Waitresses pursue you down the street to return change left on the table (and if they don't you're eating in the wrong, tourist-targeting places). There's simply no mechanism for dealing with this; it isn't the local custom.

But within the carefully crafted bubble of tours organised for foreigners, the industry has learned that there are some foreigners who inexplicably insist on handing over free money, and they've re-engineered things to take advantage of visitors in this way as well as in many others. They certainly want you to believe that for some reason all normal rules are suspended.

'Oh, but she expected a tip'

And expectation is proof of a right, as opposed to abuse of the visitor, in what way?

'Oh, there used to be no tipping, but China's capitalist now.'

As already pointed out, there's no correlation between being capitalist and having tipping. Australia, New Zealand, and Japan would all be a bit surprised to find themselves being called communist, to name but three. Even in countries where there is tipping the amount of the tip, and the services attracting tips vary widely. In China, as in some other countries, it's nil.

If you're staying in a foreign-run hotel, try looking in the manual in your room. In many cases you'll find a reminder that you shouldn't tip. In a few cases there are still signs up about this. If your bell-boy pressures you for a tip, just call the management. But the chances are good he'll be fired, so consider your actions carefully. (But in many hundreds of room nights in all grades of hotels including many of the most luxurious in China I've only ever once been asked for a tip.)

Live and work in China and you'll find foreigners who tip are the subject of puzzled derision among your Chinese colleagues.

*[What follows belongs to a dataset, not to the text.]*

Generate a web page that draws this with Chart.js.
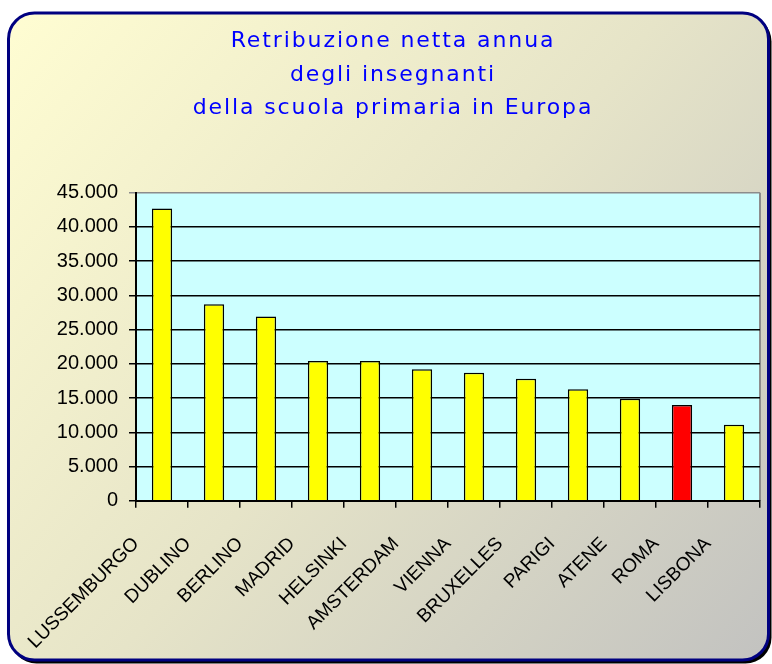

Many in China are embarrassed at the exploitation of foreigners by tour guides (although many others think foreigners are by definition fair game), and resent the sums they amass, although in some cases simply envious that they do not have the same opportunity. Even someone with first-class English who starts work at a foreign company or joint-venture is unlikely to be taking home at the very best more than a 30th of some tour guides' income; English-speaking staff at hotels make less still (although demand in recent times has been pushing their salaries up a bit).

If, armed with all this knowledge, you knowingly book with a tour company that practices this kind of deception, then perhaps you'll feel obliged to fork out, although you'd be wiser to choose a different tour company to start with, and all you are doing is ensuring the continuation of these rip-offs. If you take a one-day tour with an English-speaking guide you will not be expected to tip (there's no magic link between speaking English and getting tipped, in case that isn't already clear--there is no tipping), and certainly on tours also taken by Chinese the question will never come up.

In China, the sum you agree for a service is the price you pay. Not a penny (fen, in China) more or less.